My tendency is to trust. To believe that deep down, people mean well. For years I had been in a rather insular life - homeschooling, homeschool groups, church, working with children in rec league. Here and there, I ran into an occasional bad apple, but for the most part I dealt with honest, moral, empathetic people. When I finished my degree and hit the work force when Erin was in high school, I discovered a different, wilder sort of world - but still manageable.  After all, I had a safe haven in Pat to come home to.  However, when Pat passed away 3 1/2 years ago, I began to discover the law of the club and fang in earnest.

My students have taught me the  pop culture understanding of being "finessed." They don't want anyone "finessing" them - saying one thing, doing another or manipulating them. When you  trust people to be honorable, to have good moral standards, to be ethical - it is easy to be finessed. Buck was finessed into taking a walk with Manual and wound up sold, beaten and dragged a thousand miles away. Buck was also finessed by a dog who appeared friendly but would snatch his dinner in a heartbeat. Most of us have met people who will lie, slander, whatever it takes to get ahead, to achieve preeminence.

The more I become acquainted with the law of the club and fang, I find that I get a deeper understanding of Kipling's "If--" The more I deal with its workings in the world, the clearer it becomes that it is at work in our own realms. I remember my father saying repeatedly that it is a "Dog eat dog" world. Since it is my father who introduced me to Jack London, this might be why the law of the club and fang strikes me so deeply. It would be easy, I think, to decide to play as dirty as you are played - but I believe there is a loving Father who would be saddened and shamed by that behavior. I know I've mentioned before how I clung to the "Filling the unforgiving minute with 60 seconds worth of distance run" line for years... Now other verses have been becoming more clear.

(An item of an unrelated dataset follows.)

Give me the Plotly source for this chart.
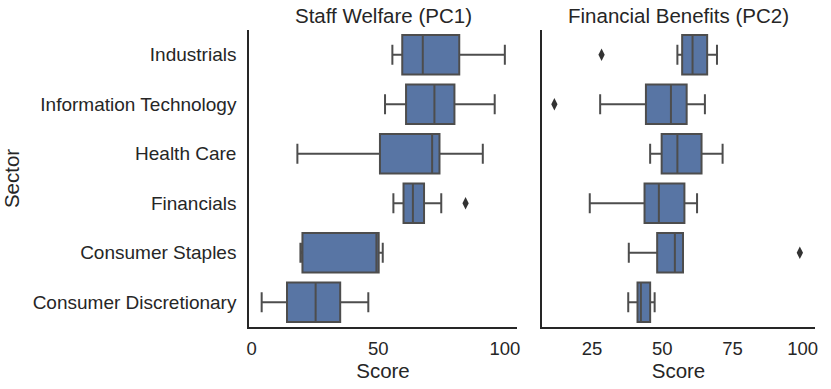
import plotly.graph_objects as go
from plotly.subplots import make_subplots

sectors = ['Industrials', 'Information Technology', 'Health Care', 'Financials',
           'Consumer Staples', 'Consumer Discretionary']

# Staff Welfare (PC1)
pc1_low = [55.6, 52.7, 18.1, 56.0, 19.3, 4.0]
pc1_q1 = [59.5, 61.0, 50.7, 60.0, 20.1, 14.0]
pc1_med = [67.6, 72.2, 71.3, 63.7, 49.3, 25.3]
pc1_q3 = [82.0, 80.1, 74.2, 68.1, 50.2, 35.0]
pc1_high = [100.0, 96.0, 91.3, 74.9, 51.8, 46.1]
pc1_out_sector = ['Financials']
pc1_out_value = [84.5]

# Financial Benefits (PC2)
pc2_low = [55.4, 27.9, 45.7, 24.2, 38.1, 37.9]
pc2_q1 = [57.1, 44.2, 49.8, 43.7, 48.2, 41.2]
pc2_med = [60.8, 53.1, 55.4, 48.8, 54.5, 42.4]
pc2_q3 = [66.0, 58.7, 64.0, 57.9, 57.4, 45.7]
pc2_high = [69.5, 65.2, 71.5, 62.4, 57.4, 47.3]
pc2_out_sector = ['Industrials', 'Information Technology', 'Consumer Staples']
pc2_out_value = [28.4, 11.6, 99.0]

FILL = '#5875a4'
EDGE = '#4d4d4d'
TEXT = '#262626'
FONT = 'Liberation Sans, Arial, sans-serif'

fig = make_subplots(rows=1, cols=2, shared_yaxes=False, horizontal_spacing=0.044)


def add_panel(fig, col, low, q1, med, q3, high, out_s, out_v):
    fig.add_trace(go.Box(
        y=sectors,
        lowerfence=low, q1=q1, median=med, q3=q3, upperfence=high,
        orientation='h',
        width=0.8,
        whiskerwidth=0.5,
        fillcolor=FILL,
        line=dict(color=EDGE, width=2),
        boxpoints=False,
        showlegend=False,
        hoverinfo='skip',
    ), row=1, col=col)
    # outliers drawn on their own, as seaborn's 'd' fliers
    fig.add_trace(go.Scatter(
        x=out_v, y=out_s,
        mode='markers',
        marker=dict(symbol='diamond-tall', size=9, color='#333333'),
        showlegend=False,
        hoverinfo='skip',
    ), row=1, col=col)


add_panel(fig, 1, pc1_low, pc1_q1, pc1_med, pc1_q3, pc1_high, pc1_out_sector, pc1_out_value)
add_panel(fig, 2, pc2_low, pc2_q1, pc2_med, pc2_q3, pc2_high, pc2_out_sector, pc2_out_value)

axis_common = dict(showgrid=False, zeroline=False, showline=True, linecolor=TEXT,
                   linewidth=1.5, ticks='', automargin=False)

fig.update_xaxes(**axis_common, ticklabelstandoff=4, tickfont=dict(size=18.5, color=TEXT),
                 title=dict(text='Score', font=dict(size=20.5, color=TEXT), standoff=0))
fig.update_yaxes(**axis_common, categoryorder='array', categoryarray=sectors,
                 range=[5.5, -0.5], ticklabelstandoff=7,
                 tickfont=dict(size=19, color=TEXT))

fig.update_layout(
    width=831, height=389,
    margin=dict(l=249, r=16, t=30, b=62),
    plot_bgcolor='white',
    paper_bgcolor='white',
    font=dict(family=FONT, color=TEXT),
    xaxis=dict(domain=[0, 0.4735], range=[-1.0, 104.8], tickvals=[0, 50, 100]),
    xaxis2=dict(domain=[0.5177, 1], range=[7.2, 104.4], tickvals=[25, 50, 75, 100]),
    yaxis2=dict(showticklabels=False),
    yaxis=dict(title=dict(text='Sector', font=dict(size=20.5, color=TEXT), standoff=10)),
    annotations=[
        dict(text='Staff Welfare (PC1)', x=0.2368, y=1, xref='paper', yref='paper',
             xanchor='center', yanchor='bottom', yshift=1, showarrow=False,
             font=dict(size=20.5, color=TEXT)),
        dict(text='Financial Benefits (PC2)', x=0.7589, y=1, xref='paper', yref='paper',
             xanchor='center', yanchor='bottom', yshift=1, showarrow=False,
             font=dict(size=20.5, color=TEXT)),
    ],
)

# drop the default page margin so the figure sits at the window's corner
fig.write_html('out.html', config={'displayModeBar': False},
               post_script="document.body.style.margin='0';")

If you can wait and not be tired by waiting,
    Or being lied about, don’t deal in lies,
Or being hated, don’t give way to hating,
    And yet don’t look too good, nor talk too wise

My hope is to be able to be on guard like Buck without the need to resort to the cunning he use in snatching an extra morsel when the opportunity arose. It should always be in the goal to never be part of the pack that rips apart the fallen. It could be that finding your "pack," is the best way to operate in this dog-eat-dog world. Sadly, although Buck found trust and love with John Thornton, Skeet and Nig, the primitive never left him. This goes unfinished as a ponder the hows and whys of rising above after having been nipped by the fang and beat by the club.


*A side note: Kipling and London were contemporaries. While there seems to be such disparity in their inspirations, both witnessed the law of club and fang.  Kipling and his sister endured the torment and terror of childhood abuse in the hands of Mrs. Holloway  who boarded them while their parents were in India. "Often and often afterwards, the beloved Aunt would ask me why I had never told any one how I was being treated. Children tell little more than animals, for what comes to them they accept as eternally established. Also, badly-treated children have a clear notion of what they are likely to get if they betray the secrets of a prison-house before they are clear of it."